Smoke Eaters by Sean Grigsby

It’s obvious from the tiny details in Sean Grigsby’s book Smoke Eaters that he is a professional firefighter (a fact that his bio confirm) and he puts that knowledge to good use in this fast-paced romp through a future US where dragons have emerged from the earth and destroyed all but a few city-states.

It’s a breath of fresh air to see firefighters fighting dragons instead of knights (with both laser swords and lances, no less!). And it’s also a breath of fresh air to have a protagonist old enough to be my father leading the pack.

If you liked Flex by Ferrett Steinmetz, the pacing of the writing and the stubbornness of the protagonist will feel familiar… but not a big surprise since they’re both published by Angry Robot.

All in all a romp of a read.

An Artificial Night by Seanan McGuire

This is the third of the October Daye series, which means I’m… checks trademark… about seven years behind so far.

October Daye is a changeling (half fae and half human)

I read the first book, Rosemary and Rue, because it was a gift from my cousin and she said that Toby was an inspiration to her. The first book was a very good murder mystery with a lot of world building and things to learn. It didn’t grab me the way I expected, possibly because in the first book Toby wasn’t ready to be an inspiration to anyone, just as Wade Wilson isn’t quite ready to be who he is at the beginning of his arc.
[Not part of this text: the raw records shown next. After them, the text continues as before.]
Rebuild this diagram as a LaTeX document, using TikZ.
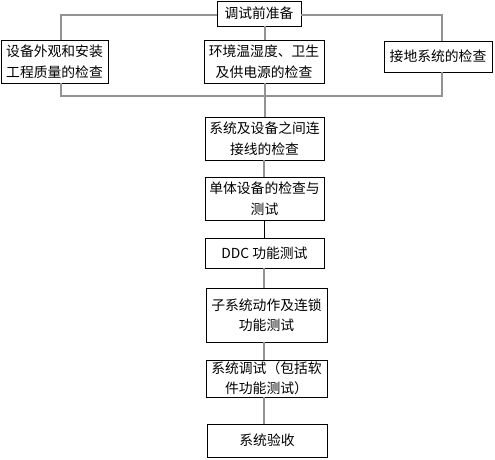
\documentclass[tikz,border=0pt]{standalone}
\usepackage{fontspec}
\setmainfont{Noto Sans CJK SC}
\begin{document}
\begin{tikzpicture}[x=1pt,y=-1pt,
  box/.style={draw=black, line width=0.8pt, inner sep=0pt, align=center, font=\fontsize{13.8}{20.5}\selectfont},
  conn/.style={draw=gray!85, line width=1.1pt},
  connb/.style={draw=black, line width=0.8pt}]
\useasboundingbox (0,0) rectangle (495,460);
\node[box, minimum width=84, minimum height=25] (top) at (259,13.5) {调试前准备};
\node[box, minimum width=107, minimum height=43] (left) at (54.5,61.5) {设备外观和安装\\工程质量的检查};
\node[box, minimum width=120, minimum height=43] (mid) at (264,61.5) {环境温湿度、卫生\\及供电源的检查};
\node[box, minimum width=108, minimum height=31] (right) at (438,56.5) {接地系统的检查};
\node[box, minimum width=119, minimum height=43] (b1) at (264.5,138.5) {系统及设备之间连\\接线的检查};
\node[box, minimum width=119, minimum height=43] (b2) at (264.5,198.5) {单体设备的检查与\\测试};
\node[box, minimum width=119, minimum height=30] (b3) at (264.5,253) {DDC 功能测试};
\node[box, minimum width=121, minimum height=54] (b4) at (266.5,315) {子系统动作及连锁\\功能测试};
\node[box, minimum width=121, minimum height=37] (b5) at (266.5,378.5) {系统调试（包括软\\件功能测试）};
\node[box, minimum width=120, minimum height=33] (b6) at (267,440.5) {系统验收};
\coordinate (tl) at (61,15);
\coordinate (tr) at (442,15);
\coordinate (bl) at (61,96);
\coordinate (br) at (442,96);
\draw[conn] (top.west |- tl) -- (tl) -- (tl |- left.north);
\draw[conn] (top.east |- tr) -- (tr) -- (tr |- right.north);
\draw[conn] (mid.north -| 265,0) -- (265,0 |- top.south);
\draw[conn] (tl |- left.south) -- (bl) -- (br) -- (br |- right.south);
\draw[conn] (265,0 |- mid.south) -- (265,0 |- b1.north);
\draw[conn] (264,0 |- b1.south) -- (264,0 |- b2.north);
\draw[connb] (264,0 |- b2.south) -- (264,0 |- b3.north);
\draw[conn] (264,0 |- b3.south) -- (264,0 |- b4.north);
\draw[conn] (264,0 |- b4.south) -- (264,0 |- b5.north);
\draw[conn] (264,0 |- b5.south) -- (264,0 |- b6.north);
\end{tikzpicture}
\end{document}
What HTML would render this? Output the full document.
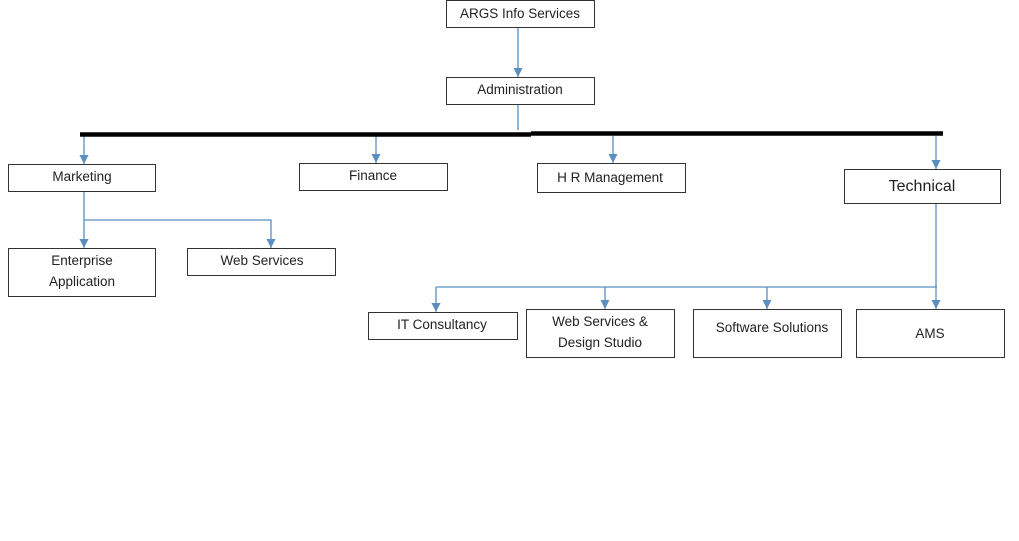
<!DOCTYPE html>
<html><head><style>body{margin:0;background:#fff}svg{display:block}text{font-family:"Liberation Sans",sans-serif;font-size:13.5px;fill:#222;text-anchor:middle}</style></head><body>
<svg width="1019" height="541" viewBox="0 0 1019 541">
<defs><marker id="a" markerWidth="9" markerHeight="9" refX="9" refY="4.5" orient="auto" markerUnits="userSpaceOnUse"><path d="M0,0L9,4.5L0,9z" fill="#5b8fbf"/></marker></defs>
<g fill="none" stroke="#5b8fbf" stroke-width="1.3">
<path d="M518,27V77" marker-end="url(#a)"/>
<path d="M518,104V130"/>
<path d="M84,136V164" marker-end="url(#a)"/>
<path d="M376,136V163" marker-end="url(#a)"/>
<path d="M613,136V163" marker-end="url(#a)"/>
<path d="M936,136V169" marker-end="url(#a)"/>
<path d="M84,191V248" marker-end="url(#a)"/>
<path d="M84,220H271V248" marker-end="url(#a)"/>
<path d="M936,203V309" marker-end="url(#a)"/>
<path d="M436,287H937"/>
<path d="M436,287V312" marker-end="url(#a)"/>
<path d="M605,287V309" marker-end="url(#a)"/>
<path d="M767,287V309" marker-end="url(#a)"/>
</g>
<path d="M80,134.5H531" stroke="#000" stroke-width="4.5"/>
<path d="M531,133.5H943" stroke="#000" stroke-width="4.5"/>
<g fill="#fff" stroke="#333" stroke-width="1">
<rect x="446.5" y="0.5" width="148" height="27"/>
<rect x="446.5" y="77.5" width="148" height="27"/>
<rect x="8.5" y="164.5" width="147" height="27"/>
<rect x="299.5" y="163.5" width="148" height="27"/>
<rect x="537.5" y="163.5" width="148" height="29"/>
<rect x="844.5" y="169.5" width="156" height="34"/>
<rect x="8.5" y="248.5" width="147" height="48"/>
<rect x="187.5" y="248.5" width="148" height="27"/>
<rect x="368.5" y="312.5" width="149" height="27"/>
<rect x="526.5" y="309.5" width="148" height="48"/>
<rect x="693.5" y="309.5" width="148" height="48"/>
<rect x="856.5" y="309.5" width="148" height="48"/>
</g>
<text x="520" y="18">ARGS Info Services</text>
<text x="520" y="94">Administration</text>
<text x="82" y="181">Marketing</text>
<text x="373" y="180">Finance</text>
<text x="610" y="182">H R Management</text>
<text x="922" y="191" style="font-size:16px">Technical</text>
<text x="82" y="265">Enterprise</text>
<text x="82" y="286">Application</text>
<text x="262" y="265">Web Services</text>
<text x="442" y="329">IT Consultancy</text>
<text x="600" y="326">Web Services &amp;</text>
<text x="600" y="347">Design Studio</text>
<text x="772" y="332">Software Solutions</text>
<text x="930" y="338">AMS</text>
</svg>
</body></html>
But my cousin, always wiser than me, had sent me the first two books, and in the second, A Local Habitation, Toby solves a different kind of murder mystery—one that takes place in an Information Technology space—and that’s my real-life territory right there. I was hooked.

An Artificial Night is much less murder mystery and much more adventure sequence, with Toby attempting to save the lives of a number of both fae and human children from a monstrous and insanely powerful individual named Blind Michael.

The best way I can describe the book is that I picked it up at about 6pm, read two thirds of it by 9:25 and thought than only an hour and a half had passed. I ate some food and drank some water (apparently we mortals need to do that) and then polished the rest of the book off by 12:30.

It grabbed me, is what I’m saying. Grabbed me, hauled me all over San Francisco and the fairy lands, and dropped me back off on the sofa six hours later dehydrated and a bit confused on why I’m a boring human being.

If this is your kind of thing, it is worth the ride.